I had a pretty nasty relapse last week. I never much cared for that word. Lapse means “temporary failure of concentration, memory or judgement. “. So I guess relapse means to fail, once more, at those things. Seems sensible enough, but it so grossly understates what really occurs when I pick up a bottle. Bringing it to my lips (yeah, I’m that kind of drinker) feels at first like kissing the idealized woman I lost years ago – a woman whose taste, smell, sparkle and sex-appeal remain undiminished with time. The first taste is magical and she is as enticing as the day I met her. The seduction seems inevitable. Then I have a second drink, put some Rachmaninoff on the Victrola and return to offer her a cocktail. She declines. I forgot. She never touched the stuff. Someone has to be in control here.
As we settle back onto the settee, I notice that her lip-stick has smeared and her blush had been haphazardly applied -looking garish and doll-like. I also catch a better look at her once lithe thighs, now poking out through the runs in her fishnet stockings.
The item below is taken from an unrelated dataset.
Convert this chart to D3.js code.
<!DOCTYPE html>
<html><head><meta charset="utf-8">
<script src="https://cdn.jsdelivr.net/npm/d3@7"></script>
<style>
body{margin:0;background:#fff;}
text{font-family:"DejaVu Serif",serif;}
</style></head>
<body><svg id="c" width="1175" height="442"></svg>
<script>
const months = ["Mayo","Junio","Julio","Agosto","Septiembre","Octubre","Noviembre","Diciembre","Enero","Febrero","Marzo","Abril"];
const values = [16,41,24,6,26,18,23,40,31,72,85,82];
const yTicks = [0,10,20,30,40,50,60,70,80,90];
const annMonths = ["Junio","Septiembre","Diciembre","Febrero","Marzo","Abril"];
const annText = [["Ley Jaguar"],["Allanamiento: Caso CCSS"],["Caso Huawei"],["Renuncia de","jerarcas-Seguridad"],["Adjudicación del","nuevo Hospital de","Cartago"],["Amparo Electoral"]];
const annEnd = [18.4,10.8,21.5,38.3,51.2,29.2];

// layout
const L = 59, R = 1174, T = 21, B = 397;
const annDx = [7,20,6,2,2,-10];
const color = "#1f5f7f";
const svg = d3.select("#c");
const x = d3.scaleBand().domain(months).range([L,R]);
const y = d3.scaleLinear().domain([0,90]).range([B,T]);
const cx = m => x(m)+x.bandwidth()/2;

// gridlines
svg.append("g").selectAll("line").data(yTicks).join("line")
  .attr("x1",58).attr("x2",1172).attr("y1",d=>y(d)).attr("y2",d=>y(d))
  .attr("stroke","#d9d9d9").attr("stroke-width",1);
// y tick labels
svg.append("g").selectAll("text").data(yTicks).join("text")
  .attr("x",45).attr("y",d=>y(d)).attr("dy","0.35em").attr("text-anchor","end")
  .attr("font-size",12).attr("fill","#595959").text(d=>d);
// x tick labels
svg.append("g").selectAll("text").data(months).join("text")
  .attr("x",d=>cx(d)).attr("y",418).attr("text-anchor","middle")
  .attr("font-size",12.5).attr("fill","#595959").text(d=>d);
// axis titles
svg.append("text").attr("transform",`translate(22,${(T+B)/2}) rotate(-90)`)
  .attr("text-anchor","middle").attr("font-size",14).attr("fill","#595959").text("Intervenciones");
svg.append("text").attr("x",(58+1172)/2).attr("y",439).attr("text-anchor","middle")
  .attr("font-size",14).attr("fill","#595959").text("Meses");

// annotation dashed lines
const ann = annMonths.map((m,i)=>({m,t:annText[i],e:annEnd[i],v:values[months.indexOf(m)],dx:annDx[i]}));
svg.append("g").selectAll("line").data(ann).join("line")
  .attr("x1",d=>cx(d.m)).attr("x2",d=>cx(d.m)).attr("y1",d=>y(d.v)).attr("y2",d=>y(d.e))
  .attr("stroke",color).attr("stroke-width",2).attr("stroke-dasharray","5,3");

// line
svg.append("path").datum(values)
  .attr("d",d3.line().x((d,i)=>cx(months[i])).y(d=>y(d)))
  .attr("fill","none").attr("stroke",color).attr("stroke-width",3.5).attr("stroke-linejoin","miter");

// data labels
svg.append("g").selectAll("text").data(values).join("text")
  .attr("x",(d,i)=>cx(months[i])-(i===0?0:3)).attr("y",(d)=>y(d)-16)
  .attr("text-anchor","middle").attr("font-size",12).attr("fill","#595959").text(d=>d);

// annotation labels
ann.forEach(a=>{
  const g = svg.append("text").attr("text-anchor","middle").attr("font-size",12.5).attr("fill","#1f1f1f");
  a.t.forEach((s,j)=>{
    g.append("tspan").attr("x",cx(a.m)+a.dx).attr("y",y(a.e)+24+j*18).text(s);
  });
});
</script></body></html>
I shake my head, take another long pull from the bottle and try to blink away the vision. She fires up a smoke. The voice I once recalled as so calming is suddenly shrill and her snaggle-tooth cackle sets my nerves on edge. The record skips. I cannot move save for bringing the vodka to my lips and drinking it dry. My last semi-conscious thought is of imagining her dragging two screaming brats through the Walmart checkout, shrieking at them while embarrassing the poor clerk.
After a lost day or two – more drinking, empties littering the floor and not one memory of the preceding 36 hours – I come to. Slowly I open my eyes, not fearing the hag I once coveted, but to do a full damage assessment. Dog, check. Four intact limbs, check. No major blood loss, check. No broken furniture, check. Ok, physical calamity has been averted. Whew!
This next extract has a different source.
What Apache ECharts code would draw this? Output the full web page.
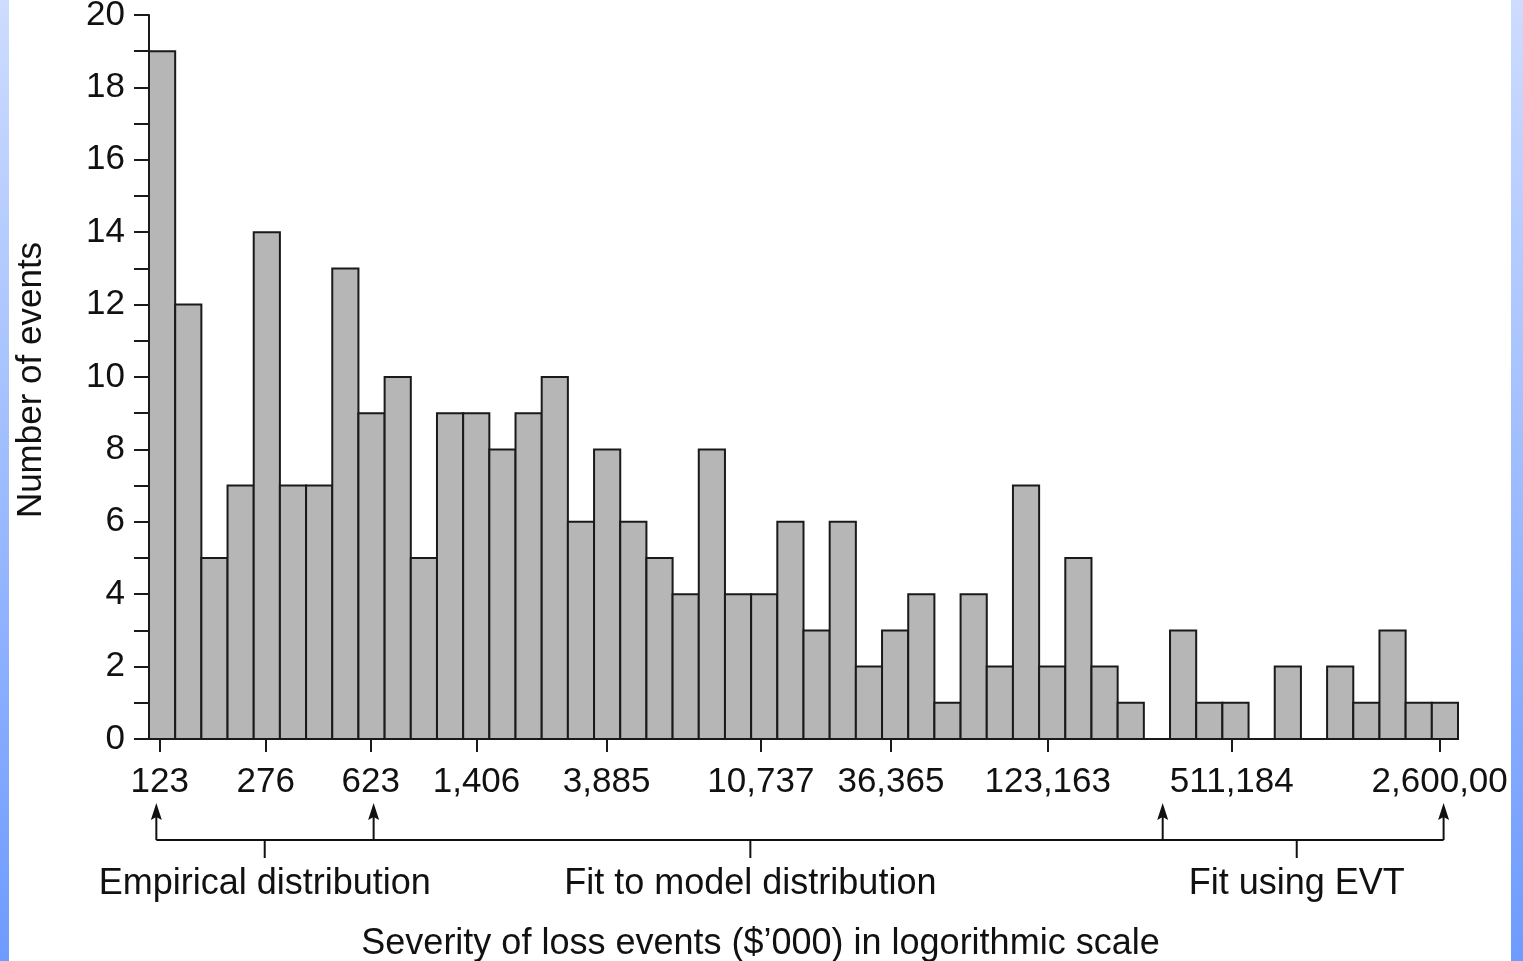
<!DOCTYPE html>
<html>
<head>
<meta charset="utf-8">
<script src="https://cdn.jsdelivr.net/npm/echarts@6/dist/echarts.min.js"></script>
<style>
html,body{margin:0;padding:0;background:#fff;}
#chart{width:1523px;height:961px;}
</style>
</head>
<body>
<div id="chart"></div>
<script>
// Histogram counts for each of the 50 log-scale bins (left to right)
var binCounts = [19, 12, 5, 7, 14, 7, 7, 13, 9, 10,
                 5, 9, 9, 8, 9, 10, 6, 8, 6, 5,
                 4, 8, 4, 4, 6, 3, 6, 2, 3, 4,
                 1, 4, 2, 7, 2, 5, 2, 1, 0, 3,
                 1, 1, 0, 2, 0, 2, 1, 3, 1, 1];
// x tick labels and their positions in bin units
var tickLabels = ['123', '276', '623', '1,406', '3,885', '10,737', '36,365', '123,163', '511,184', '2,600,00'];
var tickPositions = [0.41, 4.46, 8.47, 12.51, 17.48, 23.37, 28.34, 34.33, 41.36, 49.30];
// annotation bracket: up-arrows and segment labels (in bin units)
var arrowPositions = [0.28, 8.58, 38.72, 49.45];
var segmentLabels = ['Empirical distribution', 'Fit to model distribution', 'Fit using EVT'];
var segmentPositions = [4.42, 22.97, 43.84];

var FONT = '"Liberation Sans", Arial, Helvetica, sans-serif';
var chart = echarts.init(document.getElementById('chart'), null, {renderer: 'canvas'});

var data = binCounts.map(function (v, i) { return [i, v]; });

var option = {
  backgroundColor: '#ffffff',
  animation: false,
  grid: {left: 149, right: 65, top: 15, bottom: 222, containLabel: false, outerBoundsMode: 'none'},
  xAxis: {
    type: 'value', min: 0, max: 50,
    splitLine: {show: false},
    axisLine: {show: true, onZero: false, lineStyle: {color: '#1a1a1a', width: 2}},
    axisTick: {show: true, customValues: tickPositions, length: 13, lineStyle: {color: '#1a1a1a', width: 2}},
    axisLabel: {
      show: true, customValues: tickPositions, margin: 26,
      fontFamily: FONT, fontSize: 35, color: '#111',
      formatter: function (v) {
        for (var k = 0; k < tickPositions.length; k++) {
          if (Math.abs(tickPositions[k] - v) < 1e-6) return tickLabels[k];
        }
        return '';
      }
    },
    name: 'Severity of loss events ($\u2019000) in logorithmic scale',
    nameLocation: 'middle', nameGap: 187,
    nameTextStyle: {fontFamily: FONT, fontSize: 36, color: '#111', padding: [0, 86, 0, 0]}
  },
  yAxis: {
    type: 'value', min: 0, max: 20, interval: 1,
    splitLine: {show: false},
    axisLine: {show: true, lineStyle: {color: '#1a1a1a', width: 2}},
    axisTick: {show: true, length: 15, lineStyle: {color: '#1a1a1a', width: 2}},
    axisLabel: {
      margin: 24, fontFamily: FONT, fontSize: 35, color: '#111',
      padding: [10, 0, 0, 0],
      formatter: function (v) { return v % 2 === 0 ? String(v) : ''; }
    },
    name: 'Number of events', nameLocation: 'middle', nameGap: 100, nameRotate: 90,
    nameTextStyle: {fontFamily: FONT, fontSize: 35, color: '#111', padding: [0, 6, 0, 0]}
  },
  series: [{
    type: 'custom',
    data: data,
    encode: {x: 0, y: 1},
    clip: false,
    renderItem: function (params, api) {
      var i = api.value(0), v = api.value(1);
      var p0 = api.coord([i, v]);
      var p1 = api.coord([i + 1, 0]);
      return {
        type: 'rect',
        shape: {x: p0[0], y: p0[1], width: p1[0] - p0[0], height: p1[1] - p0[1]},
        style: {fill: '#b6b6b6', stroke: '#1a1a1a', lineWidth: 2}
      };
    }
  }]
};
chart.setOption(option);

function buildGraphics() {
  var baseY = chart.convertToPixel({gridIndex: 0}, [0, 0])[1];
  var lineY = baseY + 101;
  var arrowTop = baseY + 64;
  var px = function (v) { return chart.convertToPixel({gridIndex: 0}, [v, 0])[0]; };
  var g = [];
  var xs = arrowPositions.map(px);
  // horizontal bracket line
  g.push({type: 'line', shape: {x1: xs[0], y1: lineY, x2: xs[xs.length - 1], y2: lineY},
          style: {stroke: '#111', lineWidth: 2}, z: 10});
  xs.forEach(function (x) {
    g.push({type: 'line', shape: {x1: x, y1: lineY, x2: x, y2: arrowTop + 8},
            style: {stroke: '#111', lineWidth: 2}, z: 10});
    g.push({type: 'polygon', shape: {points: [[x, arrowTop], [x - 5.5, arrowTop + 17], [x, arrowTop + 14], [x + 5.5, arrowTop + 17]]},
            style: {fill: '#111'}, z: 10});
  });
  segmentPositions.forEach(function (v, k) {
    var x = px(v);
    g.push({type: 'line', shape: {x1: x, y1: lineY, x2: x, y2: lineY + 18},
            style: {stroke: '#111', lineWidth: 2}, z: 10});
    g.push({type: 'text', x: x, y: lineY + 44,
            style: {text: segmentLabels[k], fontFamily: FONT, fontSize: 36, fill: '#111',
                    align: 'center', verticalAlign: 'middle'}, z: 10});
  });
  // blue side frame stripes
  var grad = new echarts.graphic.LinearGradient(0, 0, 0, 1, [
    {offset: 0, color: '#cddcff'}, {offset: 1, color: '#6e9bff'}]);
  g.push({type: 'rect', shape: {x: 0, y: 0, width: 9, height: 961}, style: {fill: grad}, z: 100});
  g.push({type: 'rect', shape: {x: 1511, y: 0, width: 12, height: 961}, style: {fill: grad}, z: 100});
  chart.setOption({graphic: g});
}
buildGraphics();
</script>
</body>
</html>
But that’s the easy part. Because as I look in the darkened corner of my trailer I see them. Menacing, ever-present and over-shadowing. The hideous Four Horseman: Terror, Bewilderment, Frustration and Despair. They never miss the morning after and for the next week or so (provided I stop drinking), they will torment my soul. This is my punishment and it all happened because I traded the illusion of fleeting happiness for the reality of this nightmare.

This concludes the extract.